A miséria vai subir de patamar e de degrau, pulando mais “pra cima”, inundando o território sócio-econômico onde todos e todas daqui do grupo vivem atualmente. 
Nosso espaço social vai ter o pau, o porrete e a carestia que tinham sumido desde o meio do primeiro Governo FHC, só que acrescidos da sanha de todo esse tempo que ficou contida. 
Assim, teremos o teletrabalho em massa para os profissionais liberais (que em grande maioria somos) tendo corte substancial dos salários, redução da jornada de trabalho com redução absurda dos parcos direitos trabalhistas, redução da influência e poder das entidades de classe. 
Na experiência do morar, teremos  aumento do custo de moradia do tipo de morada que hoje temos acesso, vamos ter que migrar pra outro tipo de casa de pombo.
E aqui, aqui vamos sofrer de montão. O que vai ter de “crise do eu”, de subjetividade rompida, uma tristeza sem fim em cada esquina do mundo hipster, mundo esse extinto.
Nessas horas eu gostaria de ser psicanalista ou algo assim rasteiro… Binho, dermato não vai ser mais o m$lhor das paradas de $ucesso… 
Psiquiatria môpai !!
O poder de consumo não vai mais permitir que a classe média letrada vá ao seu desejado “paraíso”. Os níveis de consumo que hoje, onde temos acesso aos _bens culturais,  à “alta” cultura já foi. 
Esqueçam aquele vinho importado, _os livros da estante virtual, _aquele vinil gostoso, _viagens nas férias, _carro, _educação de qualidade, _plano de saúde… Fodeu e vamos já, com certa urgência, preparando o orì pra essa nova vida velha.
Lembremos que já vivemos assim por muitos anos e que a maioria dos nossos patrícios vivem assim. Aliás, mais sobrevivem que vivem.
O grave da situação é que mesmo com todo esse mundo virando de ponta à cabeça, inclusive  o horizonte revolucionário, avizinha-se. Digo isso pois, tudo muito que assemelha -se a um 1914 global, com o cheiro conjuntural de assim termos a possibilidade de um outro “1917”, nos faltam “os russos loucos” conversando e planejando, em uma Suíça da vida, sobre revolução, sobre um Novo Aeon. 
Todavia, como a esquerda já não existem mais, morremos de morte morrida, vai ter que ser criado, no calor dessa sofreguidão, formas de resistências, de frenagem a sanha do capital. 
Teremos que reexistir e caminhar nesse deserto precário para, quem sabe, “os russos loucos” sejam nosso filhos, filhas, no amanhã de amanhã.

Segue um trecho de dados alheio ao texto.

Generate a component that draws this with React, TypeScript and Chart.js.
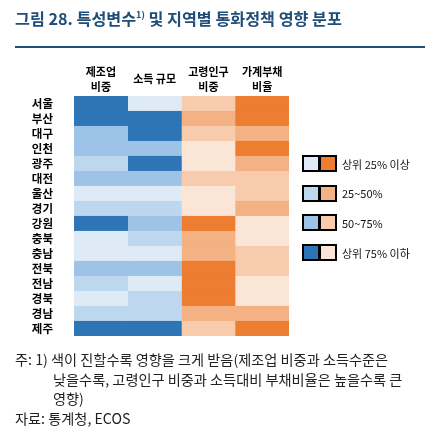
import React, { useEffect, useRef } from "react";
import { Chart, registerables } from "chart.js";

Chart.register(...registerables);

const regions = ["서울", "부산", "대구", "인천", "광주", "대전", "울산", "경기", "강원", "충북", "충남", "전북", "전남", "경북", "경남", "제주"];
const headers = [["제조업", "비중"], ["소득 규모"], ["고령인구", "비중"], ["가계부채", "비율"]];

// quartile rank per region: 1 = 상위 25% 이상, 2 = 25~50%, 3 = 50~75%, 4 = 상위 75% 이하
const manufacturingRank = [4, 4, 3, 3, 2, 3, 1, 2, 4, 1, 1, 3, 2, 1, 2, 4];
const incomeRank = [1, 4, 4, 3, 4, 3, 1, 2, 3, 2, 1, 3, 1, 2, 2, 4];
const elderlyRank = [3, 2, 3, 4, 4, 3, 4, 4, 1, 2, 2, 1, 1, 1, 2, 3];
const debtRank = [1, 1, 2, 1, 2, 3, 3, 2, 4, 4, 3, 3, 4, 4, 2, 1];

const legendLabels = ["상위 25% 이상", "25~50%", "50~75%", "상위 75% 이하"];
const blueScale = ["#DEEBF7", "#BDD7EE", "#9DC3E6", "#2E75B6"];
const orangeScale = ["#ED7D31", "#F4B183", "#F8CBAD", "#FBE5D6"];

const cellSpan = 1;
const FONT = "'Noto Sans CJK KR', 'Noto Sans', sans-serif";

const columns = [
  { ranks: manufacturingRank, scale: blueScale },
  { ranks: incomeRank, scale: blueScale },
  { ranks: elderlyRank, scale: orangeScale },
  { ranks: debtRank, scale: orangeScale },
];

export default function App() {
  const canvasRef = useRef<HTMLCanvasElement | null>(null);

  useEffect(() => {
    document.body.style.margin = "0";
    const canvas = canvasRef.current;
    if (!canvas) return;
    const chart = new Chart(canvas, {
      type: "bar",
      data: {
        labels: regions,
        datasets: columns.map((col, i) => ({
          label: headers[i].join(" "),
          data: col.ranks.map(() => cellSpan),
          backgroundColor: col.ranks.map((r) => col.scale[r - 1]),
          borderColor: col.ranks.map((r) => col.scale[r - 1]),
          borderWidth: 0.6,
          borderSkipped: false,
          barPercentage: 1,
          categoryPercentage: 1,
        })),
      },
      options: {
        indexAxis: "y",
        animation: false,
        responsive: false,
        events: [],
        layout: { padding: { left: 0, top: 56, right: 136, bottom: 94 } },
        plugins: { legend: { display: false }, tooltip: { enabled: false } },
        scales: {
          x: { type: "linear", stacked: true, min: 0, max: columns.length * cellSpan, display: false },
          x2: {
            type: "category",
            position: "top",
            labels: headers as any,
            offset: true,
            grid: { display: false },
            border: { display: false },
            ticks: {
              color: "#000",
              font: { family: FONT, size: 11, weight: "bold", lineHeight: 1.4 },
              crossAlign: "center",
              padding: 1,
              maxRotation: 0,
              autoSkip: false,
            },
            afterFit: (s: any) => {
              s.height = 40;
            },
          },
          y: {
            type: "category",
            stacked: true,
            grid: { display: false },
            border: { display: false },
            ticks: {
              color: "#000",
              font: { family: FONT, size: 11.5, weight: "bold" },
              padding: 13,
              autoSkip: false,
            },
            afterFit: (s: any) => {
              s.width = 74;
            },
          },
        },
      } as any,
    });
    return () => chart.destroy();
  }, []);

  return (
    <div style={{ position: "absolute", left: 0, top: 0, width: 425, height: 430, background: "#fff", fontFamily: FONT, overflow: "hidden" }}>
      <canvas ref={canvasRef} width={425} height={430} style={{ position: "absolute", left: 0, top: 0, width: 425, height: 430 }} />
      <div style={{ position: "absolute", left: 15, top: 8, fontSize: 16.2, lineHeight: "20px", fontWeight: "bold", color: "#1F4E79", whiteSpace: "nowrap" }}>
        그림 28. 특성변수<sup style={{ fontSize: 9, verticalAlign: "7px", lineHeight: 0 }}>1)</sup> 및 지역별 통화정책 영향 분포
      </div>
      <div style={{ position: "absolute", left: 15, top: 46, width: 410, height: 1.5, background: "#1F4E79" }} />
      {legendLabels.map((lbl, i) => (
        <div key={lbl} style={{ position: "absolute", left: 302, top: 155 + i * 29.7, height: 17, display: "flex", alignItems: "center" }}>
          <div style={{ display: "flex", gap: 3, padding: 2, background: "#000", boxSizing: "border-box", height: 17 }}>
            <div style={{ width: 14, height: 13, background: blueScale[i] }} />
            <div style={{ width: 14, height: 13, background: orangeScale[i] }} />
          </div>
          <span style={{ marginLeft: 5, fontSize: 11, color: "#111", whiteSpace: "nowrap" }}>{lbl}</span>
        </div>
      ))}
      <div style={{ position: "absolute", left: 15, top: 350, fontSize: 14.2, lineHeight: "19.5px", color: "#222", whiteSpace: "nowrap" }}>
        <div>주: 1) 색이 진할수록 영향을 크게 받음(제조업 비중과 소득수준은</div>
        <div style={{ paddingLeft: 38 }}>낮을수록, 고령인구 비중과 소득대비 부채비율은 높을수록 큰</div>
        <div style={{ paddingLeft: 38 }}>영향)</div>
        <div>자료: 통계청, ECOS</div>
      </div>
    </div>
  );
}
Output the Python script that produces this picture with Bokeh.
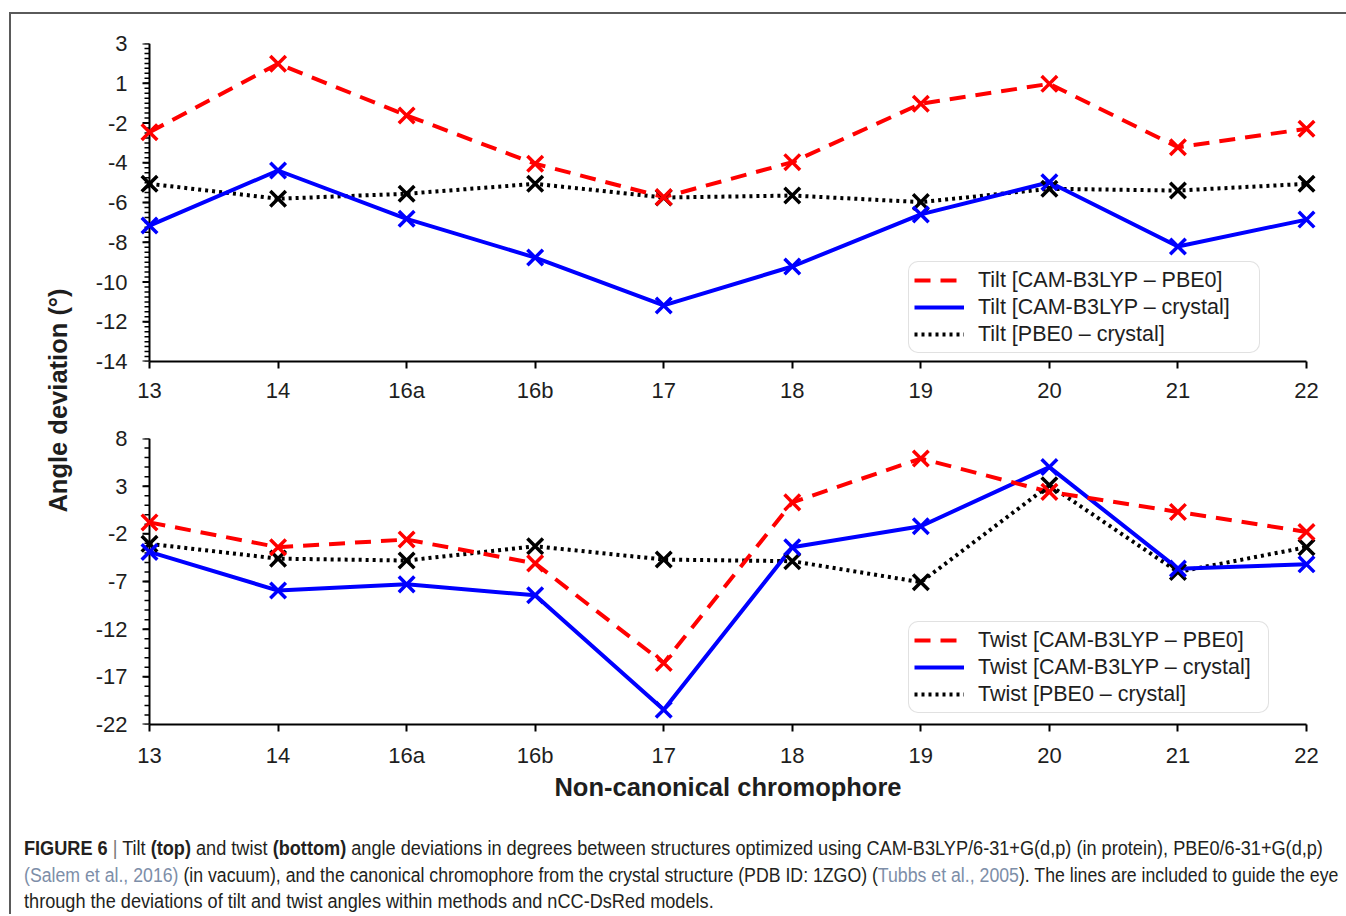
import numpy as np
from bokeh.plotting import figure
from bokeh.models import Range1d, FixedTicker, Legend, LegendItem, Div
from bokeh.layouts import row, column
from bokeh.embed import file_html
from bokeh.resources import INLINE
from bokeh.core.properties import value

# ---------------- data ----------------
categories = ["13", "14", "16a", "16b", "17", "18", "19", "20", "21", "22"]

tilt_cam_pbe0 = [-2.46, 0.98, -1.62, -4.05, -5.73, -3.97, -1.03, -0.03, -3.22, -2.29]
tilt_cam_crystal = [-7.16, -4.39, -6.82, -8.77, -11.18, -9.22, -6.6, -4.98, -8.21, -6.86]
tilt_pbe0_crystal = [-5.06, -5.81, -5.56, -5.06, -5.75, -5.65, -5.98, -5.31, -5.4, -5.06]

twist_cam_pbe0 = [-0.8, -3.4, -2.6, -5.1, -15.55, 1.3, 5.9, 2.4, 0.3, -1.8]
twist_cam_crystal = [-3.9, -7.95, -7.3, -8.45, -20.45, -3.4, -1.2, 5.0, -5.65, -5.2]
twist_pbe0_crystal = [-3.05, -4.6, -4.8, -3.3, -4.7, -4.87, -7.07, 3.1, -6.0, -3.4]

tilt_ticks = [-14, -12, -10, -8, -6, -4, -2, 0, 2]
tilt_tick_labels = ["-14", "-12", "-10", "-8", "-6", "-4", "-2", "1", "3"]
twist_ticks = [-22, -17, -12, -7, -2, 3, 8]
twist_tick_labels = ["-22", "-17", "-12", "-7", "-2", "3", "8"]

tilt_names = ["Tilt [CAM-B3LYP \u2013 PBE0]", "Tilt [CAM-B3LYP \u2013 crystal]", "Tilt [PBE0 \u2013 crystal]"]
twist_names = ["Twist [CAM-B3LYP \u2013 PBE0]", "Twist [CAM-B3LYP \u2013 crystal]", "Twist [PBE0 \u2013 crystal]"]

y_title = "Angle deviation (\u00b0)"
x_title = "Non-canonical chromophore"

# ---------------- styling ----------------
FONT = "Liberation Sans"
BORDER = "#5a5a5a"
TXT = "#1e1e1e"
RED, BLUE, BLACK = "#ff0000", "#0000ff", "#000000"
xs = list(range(len(categories)))


def base_fig(height, ymin, ymax, mb_top, mb_bottom, ticks, labels, minor):
    p = figure(width=1271, height=height,
               x_range=Range1d(-0.14, len(categories) - 1 + 0.14),
               y_range=Range1d(ymin, ymax),
               toolbar_location=None, output_backend="svg",
               min_border_left=56, min_border_right=22,
               min_border_top=mb_top, min_border_bottom=mb_bottom)
    p.grid.visible = False
    p.outline_line_color = None
    p.background_fill_color = "white"
    p.border_fill_color = "white"
    # x axis
    xa = p.xaxis[0]
    xa.ticker = FixedTicker(ticks=xs, minor_ticks=[])
    xa.major_label_overrides = {i: c for i, c in enumerate(categories)}
    xa.bounds = (0, len(categories) - 1)
    xa.axis_line_width = 2
    xa.axis_line_color = "black"
    xa.major_tick_line_width = 2
    xa.major_tick_in = 0
    xa.major_tick_out = 7
    xa.major_label_text_font = FONT
    xa.major_label_text_font_size = "22px"
    xa.major_label_text_color = TXT
    # y axis: labels from Bokeh's axis, line and ticks drawn at x = first category
    ya = p.yaxis[0]
    ya.ticker = FixedTicker(ticks=ticks, minor_ticks=minor)
    ya.major_label_overrides = {t: l for t, l in zip(ticks, labels)}
    ya.axis_line_color = None
    ya.major_tick_line_color = None
    ya.minor_tick_line_color = None
    ya.major_tick_in = 0
    ya.major_tick_out = 0
    ya.minor_tick_in = 0
    ya.minor_tick_out = 0
    ya.major_label_text_font = FONT
    ya.major_label_text_font_size = "22px"
    ya.major_label_text_color = TXT
    ya.major_label_standoff = 4
    p.segment(x0=[xs[0]], y0=[ymin], x1=[xs[0]], y1=[ymax], line_color="black", line_width=2)
    p.ray(x=[xs[0]] * len(minor), y=minor, length=5, length_units="screen",
          angle=np.pi, line_color="black", line_width=1.5)
    p.ray(x=[xs[0]] * len(ticks), y=ticks, length=7, length_units="screen",
          angle=np.pi, line_color="black", line_width=2)
    return p


def draw(p, series, names, loc, label_width):
    specs = [(RED, "16 10"), (BLUE, "solid"), (BLACK, "3 4")]
    order = [2, 1, 0]
    rend = {}
    for i in order:
        col, dash = specs[i]
        rend[i] = p.line(xs, series[i], line_color=col, line_width=4, line_dash=dash)
    for i in order:
        col, dash = specs[i]
        p.scatter(xs, series[i], marker="x", size=22, line_color=col, line_width=3.5)
    items = [LegendItem(label=names[i], renderers=[rend[i]]) for i in range(3)]
    leg = Legend(items=items, location=loc, margin=0, padding=5, spacing=1,
                 label_height=26, glyph_height=26, glyph_width=50,
                 label_standoff=14, label_width=label_width,
                 label_text_font=FONT, label_text_font_size="21.5px",
                 label_text_color=TXT,
                 border_line_color="#c4c4c4", border_line_width=1.5,
                 background_fill_color="white", background_fill_alpha=1)
    try:
        leg.border_radius = 10
    except Exception:
        pass
    p.add_layout(leg)


# top chart (tilt)
p1 = base_fig(404, -14, 2, 29, 57, tilt_ticks, tilt_tick_labels,
              [float(v) for v in np.arange(-14, 2.01, 0.25)])
p1.xaxis[0].major_label_standoff = 9
draw(p1, [tilt_cam_pbe0, tilt_cam_crystal, tilt_pbe0_crystal], tilt_names, (777, 8), 276)

# bottom chart (twist)
p2 = base_fig(392, -22, 8, 20, 86, twist_ticks, twist_tick_labels, list(range(-22, 9)))
p2.xaxis[0].major_label_standoff = 11
p2.xaxis[0].axis_label = x_title
p2.xaxis[0].axis_label_text_font = FONT
p2.xaxis[0].axis_label_text_font_style = "bold"
p2.xaxis[0].axis_label_text_font_size = "25.5px"
p2.xaxis[0].axis_label_text_color = TXT
p2.xaxis[0].axis_label_standoff = 2
draw(p2, [twist_cam_pbe0, twist_cam_crystal, twist_pbe0_crystal], twist_names, (777, 11), 285)

# shared y title
lab = figure(width=64, height=796, x_range=Range1d(0, 64), y_range=Range1d(0, 796),
             toolbar_location=None, output_backend="svg", min_border=0)
lab.axis.visible = False
lab.grid.visible = False
lab.outline_line_color = None
lab.text(x=[46], y=[410], text=[y_title], angle=np.pi / 2,
         text_align="center", text_baseline="middle",
         text_font=value(FONT), text_font_style="bold", text_font_size="25.5px",
         text_color=TXT)

# caption
ref = "color:#7d8ea8"


def cap_line(html, sx):
    return (f'<div style="transform:scaleX({sx}); transform-origin:0 0; white-space:nowrap;'
            f' height:26.5px; line-height:26.5px;">{html}</div>')


caption_html = (
    '<div style="padding:25px 0 0 13px; font-family:\'Liberation Sans\', sans-serif;'
    ' font-size:20px; color:#231f20;">'
    + cap_line('<b>FIGURE 6</b> <span style="color:#777">|</span> Tilt <b>(top)</b> and twist '
               '<b>(bottom)</b> angle deviations in degrees between structures optimized using '
               'CAM-B3LYP/6-31+G(d,p) (in protein), PBE0/6-31+G(d,p)', 0.907)
    + cap_line(f'<span style="{ref}">(Salem et al., 2016)</span> (in vacuum), and the canonical '
               'chromophore from the crystal structure (PDB ID: 1ZGO) '
               f'(<span style="{ref}">Tubbs et al., 2005</span>). The lines are included to guide the eye',
               0.885)
    + cap_line('through the deviations of tilt and twist angles within methods and nCC-DsRed models.', 0.907)
    + '</div>'
)
caption = Div(text=caption_html, width=1335, height=104, margin=0)


def blank(w, h):
    return Div(text="", width=w, height=h, margin=0)


def bar(w, h):
    return Div(text="", width=w, height=h, margin=0, styles={"background-color": BORDER})


charts = row(lab, column(p1, p2))
inner = column(charts, caption)
body = row(bar(2, 900), inner)
root = row(blank(9, 914), column(blank(1337, 12), bar(1337, 2), body))

with open("out.html", "w") as f:
    f.write(file_html(root, INLINE))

O puro ato de resistir sem reexistir, no sentido corporativista desse pathos, tem sido um parto. Na greve passada, deste ano, daqui dos petroleiros, a coisa foi muito difícil.
No final, a sensação é que tá todo mundo neném, todo mundo tateando tudo e não lendo que o outro lado da luta social evoluiu, mudou a tática bem como seu plano de imanência.